Hemingway’s “A Moveable Feast”

Back some twenty years ago the wonderful Joan Didion wrote an article in the New Yorker about Ernest Hemingway and the commercialization of his material that he never felt was ready for publication in his lifetime, but publishers and those in charge of his estate had no problem publishing and, worse, had other writers finish novels that Hemingway started and never finished. After reading that piece, I never read another novel by Hemingway published after his death, except of course for “A Moveable Feast.”

I had read “A Moveable Feast” a number of times before reading this article and never once did I doubt that every word in that amazing memoir about Paris in the 1920’s was all Hemingway. Recently, I received as a gift a restored edition of Hemingway’s classic and my first instinct was simply to read the first nineteen stories which made up the original book published three years after his death in 1964, and to skip the other stories which seem to have magically appeared after 40 years.
A Hemingway enthusiast, like myself, swore to me that he had read the restored edition and he had no doubt that the new stories were definitely Hemingway, all Hemingway. Reluctantly, I gave in and read the additional stories and to my surprise, I had to agree with my friend. I thoroughly enjoyed them and they were most definitely all Hemingway.

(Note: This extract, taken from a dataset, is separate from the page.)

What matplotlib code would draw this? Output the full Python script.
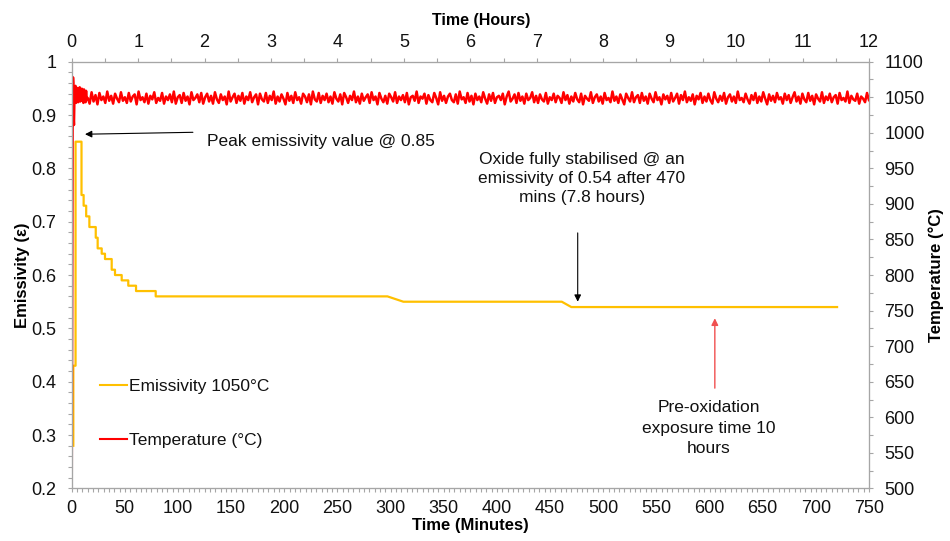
import numpy as np
import matplotlib
matplotlib.use("Agg")
import matplotlib.pyplot as plt
from matplotlib.ticker import MultipleLocator, FuncFormatter

plt.rcParams['font.family'] = ['Liberation Sans', 'DejaVu Sans']

# emissivity trace (minutes, emissivity)
em_min = [1.5, 1.5, 3.6, 3.6, 9.2, 9.2, 11.2, 11.2, 13.6, 13.6, 16.6, 16.6,
          22.6, 22.6, 24.4, 24.4, 28.2, 28.2, 31.3, 31.3, 37.6, 37.6, 40.7,
          40.7, 47.0, 47.0, 53.2, 53.2, 60.5, 60.5, 79.0, 79.0, 297, 312,
          461, 470, 720]
em_val = [0.28, 0.43, 0.43, 0.85, 0.85, 0.75, 0.75, 0.73, 0.73, 0.71, 0.71, 0.69,
          0.69, 0.67, 0.67, 0.65, 0.65, 0.64, 0.64, 0.63, 0.63, 0.61, 0.61,
          0.60, 0.60, 0.59, 0.59, 0.58, 0.58, 0.57, 0.57, 0.56, 0.56, 0.55,
          0.55, 0.54, 0.54]

# temperature start-up (minutes, degC)
temp_start_min = [0, 0.3, 0.6, 0.9, 1.2, 1.5, 1.8, 2.1, 2.4, 2.7, 3.0, 3.5, 4.0,
                  4.5, 5.0, 5.5, 6.0, 6.5, 7.0, 7.5, 8.0, 8.5, 9.0, 9.5, 10.0,
                  10.5, 11.0, 11.5, 12.0, 12.5, 13.0, 13.5, 14.0]
temp_start_val = [505, 700, 900, 1050, 1078, 1070, 1020, 1011, 1040, 1062, 1048,
                  1066, 1042, 1060, 1045, 1063, 1043, 1061, 1046, 1064, 1044,
                  1060, 1045, 1062, 1047, 1058, 1042, 1061, 1046, 1057, 1043,
                  1059, 1047]

# temperature after start-up, sampled about every 1.8 minutes up to 750
temp_noise = [
    1049, 1041, 1057, 1044, 1053, 1040, 1056, 1046, 1051, 1042, 1058, 1045, 1052, 1041, 1055, 1048, 1043, 1057, 1045, 1050,
    1042, 1056, 1044, 1051, 1054, 1040, 1058, 1046, 1050, 1043, 1055, 1041, 1052, 1047, 1057, 1042, 1049, 1045, 1056, 1041,
    1051, 1046, 1054, 1043, 1058, 1041, 1050, 1053, 1042, 1056, 1045, 1051, 1040, 1057, 1046, 1049, 1054, 1043, 1056, 1041,
    1050, 1055, 1044, 1052, 1041, 1057, 1047, 1042, 1054, 1046, 1051, 1040, 1058, 1044, 1050, 1055, 1042, 1052, 1045, 1056,
    1041, 1051, 1046, 1057, 1043, 1050, 1054, 1040, 1055, 1047, 1044, 1056, 1042, 1052, 1046, 1058, 1041, 1051, 1044, 1054,
    1048, 1040, 1056, 1045, 1052, 1042, 1057, 1046, 1050, 1041, 1055, 1051, 1043, 1054, 1040, 1058, 1047, 1044, 1056, 1042,
    1052, 1046, 1055, 1043, 1051, 1041, 1057, 1048, 1044, 1054, 1040, 1056, 1050, 1042, 1052, 1046, 1058, 1043, 1051, 1041,
    1055, 1045, 1050, 1054, 1042, 1057, 1046, 1051, 1040, 1056, 1048, 1043, 1052, 1041, 1055, 1050, 1044, 1057, 1042, 1051,
    1046, 1053, 1043, 1056, 1040, 1050, 1052, 1045, 1058, 1042, 1051, 1048, 1055, 1041, 1053, 1046, 1043, 1056, 1049, 1040,
    1057, 1045, 1052, 1042, 1051, 1055, 1046, 1043, 1054, 1041, 1058, 1047, 1050, 1042, 1056, 1044, 1052, 1040, 1055, 1046,
    1051, 1043, 1057, 1048, 1041, 1054, 1045, 1056, 1042, 1050, 1052, 1046, 1055, 1040, 1051, 1058, 1044, 1048, 1054, 1042,
    1056, 1045, 1051, 1041, 1055, 1046, 1049, 1057, 1043, 1052, 1042, 1054, 1047, 1044, 1056, 1041, 1050, 1046, 1055, 1043,
    1052, 1049, 1042, 1057, 1046, 1053, 1041, 1051, 1044, 1056, 1047, 1043, 1055, 1040, 1052, 1048, 1045, 1057, 1042, 1050,
    1054, 1044, 1051, 1041, 1056, 1046, 1049, 1043, 1058, 1045, 1051, 1042, 1054, 1047, 1040, 1055, 1049, 1044, 1057, 1043,
    1050, 1053, 1042, 1056, 1045, 1051, 1041, 1055, 1048, 1043, 1057, 1046, 1050, 1040, 1054, 1047, 1052, 1042, 1056, 1044,
    1049, 1055, 1041, 1053, 1046, 1058, 1043, 1050, 1045, 1054, 1040, 1052, 1047, 1056, 1042, 1051, 1044, 1055, 1046, 1041,
    1057, 1048, 1043, 1052, 1045, 1056, 1041, 1050, 1054, 1044, 1051, 1042, 1058, 1046, 1049, 1043, 1055, 1047, 1041, 1053,
    1046, 1056, 1042, 1051, 1044, 1057, 1048, 1040, 1054, 1045, 1052, 1043, 1056, 1047, 1050, 1041, 1055, 1046, 1053, 1042,
    1050, 1057, 1044, 1051, 1041, 1055, 1047, 1043, 1056, 1045, 1052, 1040, 1054, 1048, 1044, 1057, 1042, 1051, 1046, 1055,
    1043, 1050, 1053, 1041, 1056, 1046, 1049, 1044, 1058, 1042, 1052, 1047, 1045, 1055, 1041, 1051, 1048, 1043, 1056, 1046,
]
temp_noise_min = np.linspace(15, 750, len(temp_noise))

temp_min = list(temp_start_min) + list(temp_noise_min)
temp_val = temp_start_val + temp_noise

YELLOW = '#FFC000'
RED = '#FF0000'
GREY = '#A6A6A6'
TXT = '#111111'

fig = plt.figure(figsize=(9.5, 5.41), dpi=100)
ax = fig.add_axes([0.0755, 0.0972, 0.8392, 0.7888])
ax2 = ax.twinx()
ax3 = ax.twiny()

l1, = ax.plot(em_min, em_val, color=YELLOW, lw=1.6, label='Emissivity 1050°C', zorder=3)
l2, = ax2.plot(temp_min, temp_val, color=RED, lw=1.8, label='Temperature (°C)')

ax.set_xlim(0, 750)
ax.set_ylim(0.2, 1.0)
ax2.set_ylim(500, 1100)
ax3.set_xlim(0, 12)

ax.xaxis.set_major_locator(MultipleLocator(50))
ax.xaxis.set_minor_locator(MultipleLocator(5))
ax.yaxis.set_major_locator(MultipleLocator(0.1))
ax.yaxis.set_minor_locator(MultipleLocator(0.02))
ax.yaxis.set_major_formatter(FuncFormatter(lambda v, p: '%g' % round(v, 2)))
ax2.yaxis.set_major_locator(MultipleLocator(50))
ax2.yaxis.set_minor_locator(MultipleLocator(25))
ax3.xaxis.set_major_locator(MultipleLocator(1))
ax3.xaxis.set_minor_locator(MultipleLocator(0.5))

for a in (ax, ax2, ax3):
    for s in a.spines.values():
        s.set_color(GREY)
    a.tick_params(which='both', length=3, width=0.8, color=GREY,
                  labelsize=13, labelcolor=TXT)
ax.tick_params(axis='x', which='major', pad=5)
ax.tick_params(axis='y', which='major', pad=8)
ax2.tick_params(axis='y', which='major', pad=8)
ax3.tick_params(axis='x', which='major', pad=5)

ax.set_xlabel('Time (Minutes)', fontsize=12, fontweight='bold')
ax.xaxis.set_label_coords(0.5, -0.07)
ax.set_ylabel('Emissivity (ε)', fontsize=12, fontweight='bold')
ax.yaxis.set_label_coords(-0.052, 0.5)
ax2.set_ylabel('Temperature (°C)', fontsize=12, fontweight='bold')
ax2.yaxis.set_label_coords(1.074, 0.5)
ax3.set_xlabel('Time (Hours)', fontsize=11.5, fontweight='bold')
ax3.xaxis.set_label_coords(0.513, 1.085)

# annotations
ax.annotate('', xy=(12.5, 0.864), xytext=(114, 0.8676),
            arrowprops=dict(arrowstyle='-|>', color='black', lw=0.8,
                            mutation_scale=10, shrinkA=0, shrinkB=0))
ax.text(127, 0.85, 'Peak emissivity value @ 0.85', fontsize=12.5,
        ha='left', va='center', color=TXT)

ax.annotate('', xy=(476, 0.550), xytext=(476, 0.679),
            arrowprops=dict(arrowstyle='-|>', color='black', lw=0.8,
                            mutation_scale=10, shrinkA=0, shrinkB=0))
ax.text(480, 0.781, 'Oxide fully stabilised @ an\nemissivity of 0.54 after 470\nmins (7.8 hours)',
        fontsize=12.5, ha='center', va='center', linespacing=1.3, color=TXT)

ax.annotate('', xy=(605, 0.519), xytext=(605, 0.388),
            arrowprops=dict(arrowstyle='-|>', color='#F05050', lw=1.0,
                            mutation_scale=10, shrinkA=0, shrinkB=0))
ax.text(599, 0.313, 'Pre-oxidation\nexposure time 10\nhours',
        fontsize=12.5, ha='center', va='center', linespacing=1.45, color=TXT)

leg = ax2.legend(handles=[l1, l2], loc='upper left', bbox_to_anchor=(0.0355, 0.257),
                 frameon=False, fontsize=12.5, handlelength=1.55, handletextpad=0.1,
                 labelspacing=2.25, borderpad=0, borderaxespad=0)
for t in leg.get_texts():
    t.set_color(TXT)
for h in leg.get_lines():
    h.set_linewidth(1.5)

fig.savefig('out.png', dpi=100)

“A Moveable Feast” is truly one of the outstanding memoirs written by any writer. The stories involve some of the most famous writers and personalities of the 20th century … Joyce, F. Scott Fitzgerald, Ezra Pound, Ford Madox Ford, Gertrude Stein, and Sylvia Beach yet at the very heart of all these stories is Hemingway’s undying love and remorse at leaving his first wife Hadley. She is the heroine at the heart of this wonderful collection and Hemingway makes that perfectly clear.
It is impossible to read many of these stories without shedding tears. It is as truthful and honest as anything I have read, and there was nothing more important to Hemingway as a writer than honesty.